- _The exercise_
Transcribe the records below from the first line to the line that includes "import * as d3 from 'd3'", inclusive, and omit the pictures.

┌────────

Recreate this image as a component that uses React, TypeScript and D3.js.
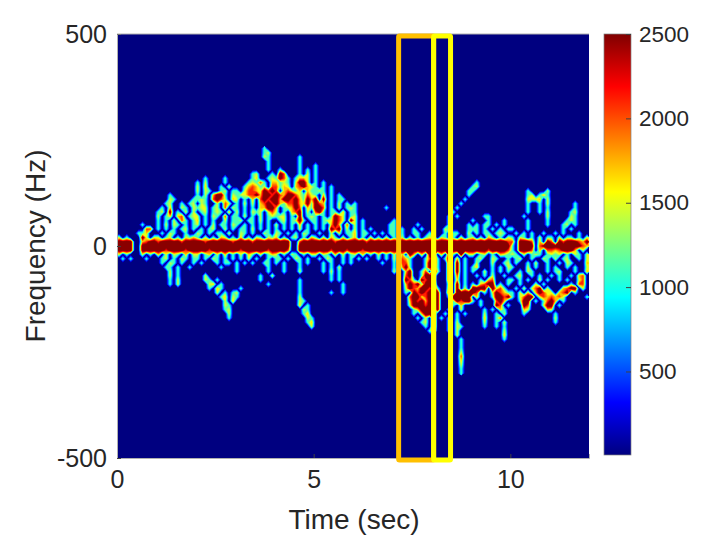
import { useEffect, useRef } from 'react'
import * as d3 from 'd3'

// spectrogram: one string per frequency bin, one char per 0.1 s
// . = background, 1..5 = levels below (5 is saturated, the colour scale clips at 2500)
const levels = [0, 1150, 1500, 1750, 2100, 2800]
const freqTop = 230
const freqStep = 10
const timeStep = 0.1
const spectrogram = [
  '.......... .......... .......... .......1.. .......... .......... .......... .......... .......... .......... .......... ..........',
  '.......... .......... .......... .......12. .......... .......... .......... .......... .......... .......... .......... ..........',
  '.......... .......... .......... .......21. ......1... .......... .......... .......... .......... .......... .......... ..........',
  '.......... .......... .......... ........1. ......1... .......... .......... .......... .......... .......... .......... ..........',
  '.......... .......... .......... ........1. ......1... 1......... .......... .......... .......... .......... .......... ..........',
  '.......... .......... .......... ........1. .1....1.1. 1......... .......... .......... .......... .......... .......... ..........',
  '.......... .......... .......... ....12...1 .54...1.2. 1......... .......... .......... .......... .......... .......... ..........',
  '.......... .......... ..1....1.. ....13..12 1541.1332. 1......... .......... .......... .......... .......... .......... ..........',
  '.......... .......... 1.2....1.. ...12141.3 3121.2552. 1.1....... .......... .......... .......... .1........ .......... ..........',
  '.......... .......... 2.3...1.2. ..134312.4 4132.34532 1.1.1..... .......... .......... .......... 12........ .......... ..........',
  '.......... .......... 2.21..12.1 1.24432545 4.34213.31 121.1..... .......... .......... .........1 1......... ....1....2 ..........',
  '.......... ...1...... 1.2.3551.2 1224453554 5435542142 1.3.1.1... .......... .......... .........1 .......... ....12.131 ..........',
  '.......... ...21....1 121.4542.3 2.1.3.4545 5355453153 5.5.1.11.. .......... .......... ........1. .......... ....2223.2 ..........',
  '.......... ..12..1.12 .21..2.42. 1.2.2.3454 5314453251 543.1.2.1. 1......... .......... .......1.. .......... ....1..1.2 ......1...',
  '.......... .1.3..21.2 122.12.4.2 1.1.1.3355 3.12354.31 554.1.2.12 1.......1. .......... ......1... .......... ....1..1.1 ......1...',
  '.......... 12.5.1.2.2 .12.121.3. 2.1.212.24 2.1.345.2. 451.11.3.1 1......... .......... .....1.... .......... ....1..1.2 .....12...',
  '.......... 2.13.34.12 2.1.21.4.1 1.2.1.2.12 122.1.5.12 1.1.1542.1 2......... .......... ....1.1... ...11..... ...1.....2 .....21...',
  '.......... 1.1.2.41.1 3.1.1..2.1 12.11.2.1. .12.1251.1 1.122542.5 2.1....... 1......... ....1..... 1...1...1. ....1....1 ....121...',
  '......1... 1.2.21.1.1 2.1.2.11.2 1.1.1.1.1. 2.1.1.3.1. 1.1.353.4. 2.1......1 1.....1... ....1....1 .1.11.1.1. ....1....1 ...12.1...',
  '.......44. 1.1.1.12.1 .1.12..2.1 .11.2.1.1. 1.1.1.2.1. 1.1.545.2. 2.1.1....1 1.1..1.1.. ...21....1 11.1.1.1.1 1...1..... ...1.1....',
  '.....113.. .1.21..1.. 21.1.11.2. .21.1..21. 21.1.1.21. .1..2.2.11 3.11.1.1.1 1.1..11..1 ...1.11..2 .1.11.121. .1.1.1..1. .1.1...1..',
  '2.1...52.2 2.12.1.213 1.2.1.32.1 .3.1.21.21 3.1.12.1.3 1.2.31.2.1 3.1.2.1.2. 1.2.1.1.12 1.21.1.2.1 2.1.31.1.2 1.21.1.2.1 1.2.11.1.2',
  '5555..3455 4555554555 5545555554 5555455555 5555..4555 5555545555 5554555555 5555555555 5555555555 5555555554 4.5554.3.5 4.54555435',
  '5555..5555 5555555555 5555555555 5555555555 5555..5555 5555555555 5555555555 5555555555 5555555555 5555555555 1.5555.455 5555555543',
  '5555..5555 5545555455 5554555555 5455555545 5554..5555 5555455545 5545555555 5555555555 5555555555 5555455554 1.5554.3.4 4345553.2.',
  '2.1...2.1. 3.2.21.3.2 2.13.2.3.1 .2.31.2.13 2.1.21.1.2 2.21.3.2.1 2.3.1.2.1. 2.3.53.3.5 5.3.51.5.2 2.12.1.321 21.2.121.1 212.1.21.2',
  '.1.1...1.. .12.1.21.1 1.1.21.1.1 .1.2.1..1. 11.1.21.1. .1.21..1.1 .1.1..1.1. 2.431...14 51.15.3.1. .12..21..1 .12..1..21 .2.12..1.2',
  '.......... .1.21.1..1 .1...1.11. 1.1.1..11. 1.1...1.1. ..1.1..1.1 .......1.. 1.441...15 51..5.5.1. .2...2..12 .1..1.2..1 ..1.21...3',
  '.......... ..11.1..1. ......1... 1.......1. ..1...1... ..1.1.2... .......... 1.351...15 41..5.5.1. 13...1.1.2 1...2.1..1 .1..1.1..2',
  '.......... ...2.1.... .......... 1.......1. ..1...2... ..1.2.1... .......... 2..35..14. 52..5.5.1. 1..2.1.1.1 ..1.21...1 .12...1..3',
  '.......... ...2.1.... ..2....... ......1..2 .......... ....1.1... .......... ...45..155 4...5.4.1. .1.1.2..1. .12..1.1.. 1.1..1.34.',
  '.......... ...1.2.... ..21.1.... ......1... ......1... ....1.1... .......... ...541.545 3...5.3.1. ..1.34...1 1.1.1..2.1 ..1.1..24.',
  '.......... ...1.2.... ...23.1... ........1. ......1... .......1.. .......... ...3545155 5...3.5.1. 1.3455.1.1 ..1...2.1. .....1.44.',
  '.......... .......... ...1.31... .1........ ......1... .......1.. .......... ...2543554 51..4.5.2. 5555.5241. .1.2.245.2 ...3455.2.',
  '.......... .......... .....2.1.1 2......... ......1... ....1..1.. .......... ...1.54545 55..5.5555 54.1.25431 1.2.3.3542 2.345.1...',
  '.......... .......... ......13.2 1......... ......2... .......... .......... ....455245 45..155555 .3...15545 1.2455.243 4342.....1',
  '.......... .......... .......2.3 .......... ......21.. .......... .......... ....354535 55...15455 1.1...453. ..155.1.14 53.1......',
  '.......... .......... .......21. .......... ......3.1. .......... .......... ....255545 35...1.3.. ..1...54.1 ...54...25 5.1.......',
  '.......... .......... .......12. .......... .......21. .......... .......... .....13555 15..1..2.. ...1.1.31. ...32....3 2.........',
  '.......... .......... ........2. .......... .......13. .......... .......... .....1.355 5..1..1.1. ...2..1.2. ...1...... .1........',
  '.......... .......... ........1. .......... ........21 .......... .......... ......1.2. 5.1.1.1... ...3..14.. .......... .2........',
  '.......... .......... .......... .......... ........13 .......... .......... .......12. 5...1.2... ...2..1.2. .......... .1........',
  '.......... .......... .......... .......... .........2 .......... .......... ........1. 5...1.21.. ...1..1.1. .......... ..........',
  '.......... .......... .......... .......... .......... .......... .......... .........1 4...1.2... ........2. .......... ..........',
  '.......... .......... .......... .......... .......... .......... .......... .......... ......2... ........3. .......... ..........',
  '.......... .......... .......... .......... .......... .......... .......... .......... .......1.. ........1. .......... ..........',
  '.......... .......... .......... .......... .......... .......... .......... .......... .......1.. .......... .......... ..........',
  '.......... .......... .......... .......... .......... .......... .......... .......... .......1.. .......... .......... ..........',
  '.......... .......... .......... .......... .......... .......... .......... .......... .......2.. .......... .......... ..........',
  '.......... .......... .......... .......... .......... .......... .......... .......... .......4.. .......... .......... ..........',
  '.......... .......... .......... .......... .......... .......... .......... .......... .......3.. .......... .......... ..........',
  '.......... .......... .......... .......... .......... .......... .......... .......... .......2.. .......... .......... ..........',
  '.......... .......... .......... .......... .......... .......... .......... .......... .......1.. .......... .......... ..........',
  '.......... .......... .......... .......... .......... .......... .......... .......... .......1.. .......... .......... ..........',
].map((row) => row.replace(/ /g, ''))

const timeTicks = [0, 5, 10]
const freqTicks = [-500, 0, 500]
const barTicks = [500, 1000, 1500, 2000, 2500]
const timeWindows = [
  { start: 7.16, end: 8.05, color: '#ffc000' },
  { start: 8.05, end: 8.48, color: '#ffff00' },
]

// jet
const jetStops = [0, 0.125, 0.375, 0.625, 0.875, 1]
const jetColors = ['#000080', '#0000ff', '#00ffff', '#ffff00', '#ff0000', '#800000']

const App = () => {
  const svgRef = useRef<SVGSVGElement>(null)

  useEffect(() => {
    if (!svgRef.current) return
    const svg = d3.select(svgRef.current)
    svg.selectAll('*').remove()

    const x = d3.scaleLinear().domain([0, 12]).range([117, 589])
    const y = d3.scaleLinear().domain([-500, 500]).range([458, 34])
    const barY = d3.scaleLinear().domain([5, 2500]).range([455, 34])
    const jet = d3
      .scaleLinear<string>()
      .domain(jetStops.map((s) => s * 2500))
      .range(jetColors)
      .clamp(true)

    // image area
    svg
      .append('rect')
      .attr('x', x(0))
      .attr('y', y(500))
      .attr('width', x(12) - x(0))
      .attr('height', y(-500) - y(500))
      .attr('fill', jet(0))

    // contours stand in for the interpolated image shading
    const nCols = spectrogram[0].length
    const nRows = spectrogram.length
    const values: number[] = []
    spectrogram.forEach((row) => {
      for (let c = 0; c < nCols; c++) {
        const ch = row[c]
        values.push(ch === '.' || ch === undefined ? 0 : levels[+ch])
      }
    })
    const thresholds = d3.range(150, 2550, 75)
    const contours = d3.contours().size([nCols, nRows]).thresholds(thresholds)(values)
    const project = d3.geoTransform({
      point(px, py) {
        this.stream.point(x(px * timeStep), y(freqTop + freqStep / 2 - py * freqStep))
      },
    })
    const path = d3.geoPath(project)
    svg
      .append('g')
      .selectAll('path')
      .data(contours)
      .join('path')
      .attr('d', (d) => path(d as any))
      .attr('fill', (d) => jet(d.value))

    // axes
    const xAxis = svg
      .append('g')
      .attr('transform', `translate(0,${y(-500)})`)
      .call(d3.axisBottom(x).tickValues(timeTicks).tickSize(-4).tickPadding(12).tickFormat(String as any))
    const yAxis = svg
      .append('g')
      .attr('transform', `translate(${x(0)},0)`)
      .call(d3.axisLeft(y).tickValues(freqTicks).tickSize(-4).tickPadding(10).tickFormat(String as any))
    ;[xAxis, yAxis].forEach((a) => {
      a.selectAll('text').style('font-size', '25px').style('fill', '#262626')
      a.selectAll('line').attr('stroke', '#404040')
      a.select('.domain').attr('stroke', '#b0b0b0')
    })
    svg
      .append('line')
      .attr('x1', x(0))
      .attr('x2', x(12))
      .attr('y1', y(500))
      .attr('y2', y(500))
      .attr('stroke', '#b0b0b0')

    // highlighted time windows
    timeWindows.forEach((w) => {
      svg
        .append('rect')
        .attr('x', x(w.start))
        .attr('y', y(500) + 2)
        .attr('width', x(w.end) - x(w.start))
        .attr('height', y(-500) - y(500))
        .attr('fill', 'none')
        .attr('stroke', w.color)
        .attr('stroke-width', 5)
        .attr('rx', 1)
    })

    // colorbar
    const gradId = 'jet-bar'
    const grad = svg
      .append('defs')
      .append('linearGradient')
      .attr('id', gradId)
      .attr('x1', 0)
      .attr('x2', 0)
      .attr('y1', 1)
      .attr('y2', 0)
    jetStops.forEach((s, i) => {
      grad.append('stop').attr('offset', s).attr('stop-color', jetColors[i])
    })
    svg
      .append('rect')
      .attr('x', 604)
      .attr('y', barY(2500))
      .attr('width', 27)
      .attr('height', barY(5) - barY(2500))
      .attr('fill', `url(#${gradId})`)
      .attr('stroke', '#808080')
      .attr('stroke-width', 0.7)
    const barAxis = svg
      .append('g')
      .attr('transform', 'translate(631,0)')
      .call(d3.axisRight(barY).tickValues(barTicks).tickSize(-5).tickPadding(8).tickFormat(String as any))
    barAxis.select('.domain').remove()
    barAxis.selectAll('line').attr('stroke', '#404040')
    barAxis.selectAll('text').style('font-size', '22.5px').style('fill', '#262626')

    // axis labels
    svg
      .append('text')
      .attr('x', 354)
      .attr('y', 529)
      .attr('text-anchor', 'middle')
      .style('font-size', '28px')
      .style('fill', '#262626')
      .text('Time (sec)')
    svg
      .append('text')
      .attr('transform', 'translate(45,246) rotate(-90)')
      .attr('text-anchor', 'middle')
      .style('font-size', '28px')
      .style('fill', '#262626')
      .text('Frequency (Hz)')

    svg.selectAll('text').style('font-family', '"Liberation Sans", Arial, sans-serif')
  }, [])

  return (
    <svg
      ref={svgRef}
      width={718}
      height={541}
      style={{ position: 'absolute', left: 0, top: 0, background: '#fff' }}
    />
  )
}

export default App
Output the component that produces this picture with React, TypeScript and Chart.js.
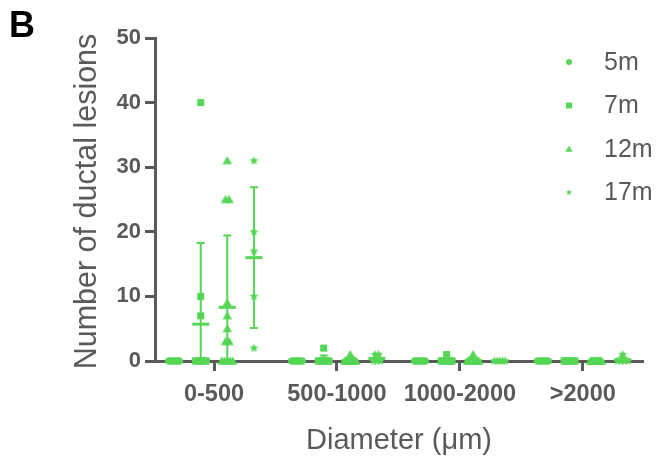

└────────

- _Exercise answer_
Recreate this image as a component that uses React, TypeScript and D3.js.
import { useEffect, useRef } from 'react'
import * as d3 from 'd3'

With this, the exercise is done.